The total over this period is rising alarmingly already being almost the same as for the whole of 2009-10.
In general, an excluded child does not just go away, they are moved to another school to be given a fresh chance but, as this will usually be one of the few with vacancies in the area, it just heaps the problems on a possibly struggling school.
Of particular concern is the number of children with statements of special education needs (SEN) who continue to be permanently excluded, in spite of government policy that “schools should avoid permanently excluding pupils with statements, other than in the most exceptional circumstances”.
While I don’t yet have figures for this year, in 2009-10 out of a total of 168 secondary exclusions 22 were of statemented children, a further 68 being of other children with SEN, together over half of the total.
However, the most astonishing and alarming statistic in this whole survey is that nearly all of the 34 Kent primary school exclusions in the last school year were of children with Special Education Needs, with 13 statemented children and another 18 with SEN.
So much for Kent. Meanwhile up in Medway there is a remarkably different picture. The council reports that there were just three permanent exclusions from Medway Secondary Schools in 2009-10 (none statemented), and none from primary schools. For 2010-11 the reported figure is currently zero, although Medway Council has subsequently claimed it is unaware of at least three permanent exclusions from Bishop of Rochester Academy, even though it would have responsibility for those children, so this figure needs to be treated with some caution.

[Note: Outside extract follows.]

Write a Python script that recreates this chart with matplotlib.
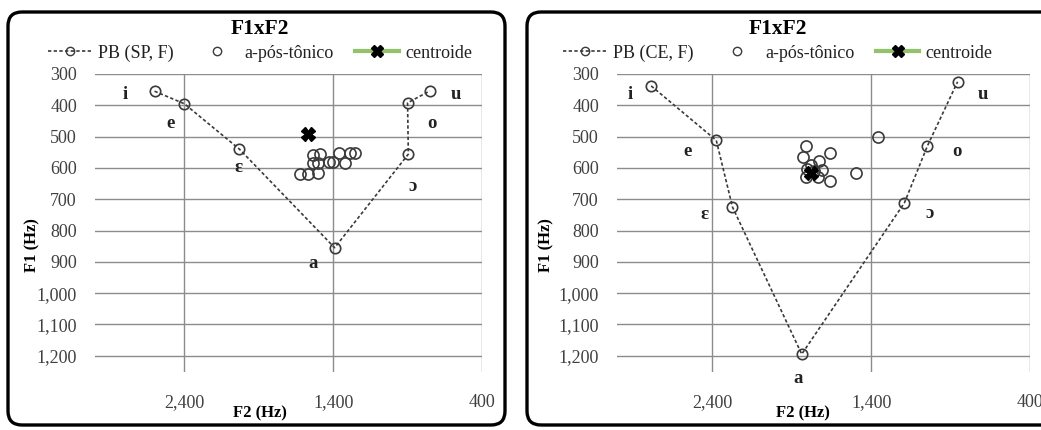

This all begs many questions. Firstly, why are the pictures in Kent and Medway so very different?
Medway may only have around one sixth of the children being educated in Kent, but this does not come close to explaining why some Kent schools resort to formal exclusion proceedings so often, whereas Medway can avoid a dramatic, stressful and bureaucratic process so effectively.
Medway schools have always co-operated well over what are called ‘managed moves’ to a fresh school, although whether this will continue when all are independent academies remains to be seen.
How can Kent primary schools exclude children with statements in such numbers, compared to a negligible number of children without special needs, in direct contradiction to the government imperative that this should only happen in exceptional circumstances?
Why does Kent but not Medway have so many exceptional circumstances?
Once again KCC is seeing children who surely deserve the highest standard of care, at the bottom of the pile (see last week’s Kent on Sunday).
Another factor to add to KCC’s Scrutiny Committee investigation into primary school standards.
What is special about Westlands and Canterbury High apart from the fact they are outstanding Ofsted schools, that they need to take this extreme action, effectively forcing these children to less popular and successful schools, whereas others, often in far more difficult situations, appear to be able to manage better? Are they showing the future for academies?
What happens to the schools that become ‘dumping grounds’ for children excluded by other schools better able to cope with them?
Above all, why does KCC not look at Medway’s procedures to learn how to improve these dreadful figures?